Napa Valley is home to some of the world’s best wine, but it’s not always the easiest place to make it. Hotter, longer summers are pushing harvest dates back further and further, and an ever-changing panoply of issues ranging from phylloxera to drought to smoke taint plague winemakers every year.

And yet, despite – or perhaps because of – these woes, some winemakers have set themselves an additional challenge: ensuring that their wine is also sustainable.

Larkmead Vineyards is an outspoken leader in climate research in Napa Valley, with rooftop solar panels producing more energy than the vineyard requires and a commitment to improving the local environs, leading, for example, the restoration of Selby Creek, a key seasonal waterway bordering the property.

Winemaker Dan Petroski has long been a stalwart of associations like Napa Green Winery, and as such, he is all too familiar with the dangers of greenwashing.

For years, he says, the certification meant… well… about as much as “natural” means on boxes of “granola bars” (*coughcandybarscough*).

“It wasn’t a very restrictive program,” says Petroski. “It was more about: do the little things. And make sure you get the little things right. It’s kind of like passing your college exam with a D. You still got the fucking certificate, right? You got the diploma.”

But Petroski wanted to do more.

Under his watch, Larskmead has planted 230 olive trees and added 60 bird boxes and six bee colonies to its property. It has begun the transition to organic, awaiting full certification next year. Petroski has begun discussions about planting cork trees on the vineyard, given their carbon-capture potential; he’s looking at ways to lighten the glass bottles that are shipped around the world; he’s considering ways to offset the impact of the two-hour journey of visitors from San Francisco to the vineyard.

Given the ever-increasing local temperatures, Petroski must keep one eye on the future at all times. He’s deep in thought, for example, about ways to mechanize luxury farming in the next few decades, when manual labor becomes untenable in Napa Valley.

“You’re not gonna be able to be outside doing manual labor for 6 to 8 hours at a time, because it’s gonna be too hot,” he says. “The luxury wine experience that we provide and kind of the hand-crafted nature of what we provide, and that’s not gonna be possible in 40 years.”

In 2021, the Napa Green program will be doing more too, with further restrictions on pesticides and water efficiency and requirements for regenerative agriculture.

“You’re gonna see a fallout,” he says, “of Napa wineries that used to be in Green.”

Far Niente
Credit: Care of Far Niente

An Historic Winery Taking Futuristic Strides

Far Niente is an iconic winery with a 136-year-long history. Founded in 1885, it is consistently recognized as a benchmark producer of both Napa Valley Chardonnay and Napa Valley Cabernet. Given its cultural cachet, there was no real need for it to take strides towards improved sustainability from a marketing perspective… and yet that’s exactly what winemaker Greg Allen decided to do.
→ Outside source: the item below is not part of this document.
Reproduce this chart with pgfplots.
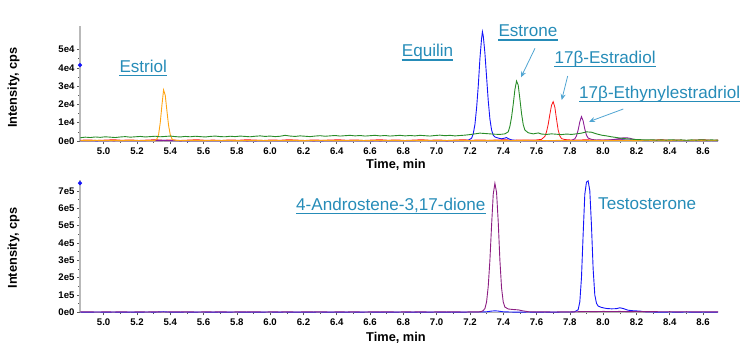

“We have a multi-generational view,” he says. “We wish to be able to hand this property off to the next generation of winemakers, to come in and make fabulous wine.”

That generation is part of what motivated the winery to take a majorly innovative step in 2008 – literally: Allen notes that some blunt words from one of the owners’ sons about walking the walk led this iconic winery to spearhead the world’s very first Floatovoltaic system, a ground-breaking floating, grid-connected solar installation that helped Far Niente and sister winery Nickel & Nickel become net-zero consumers of electricity.

But it was not an easy project to get off the ground. After doing research, it was ascertained that a whopping 2300 solar panels were needed to fuel Far Niente – and they sure as heck weren’t going on the circa-1885 winery building.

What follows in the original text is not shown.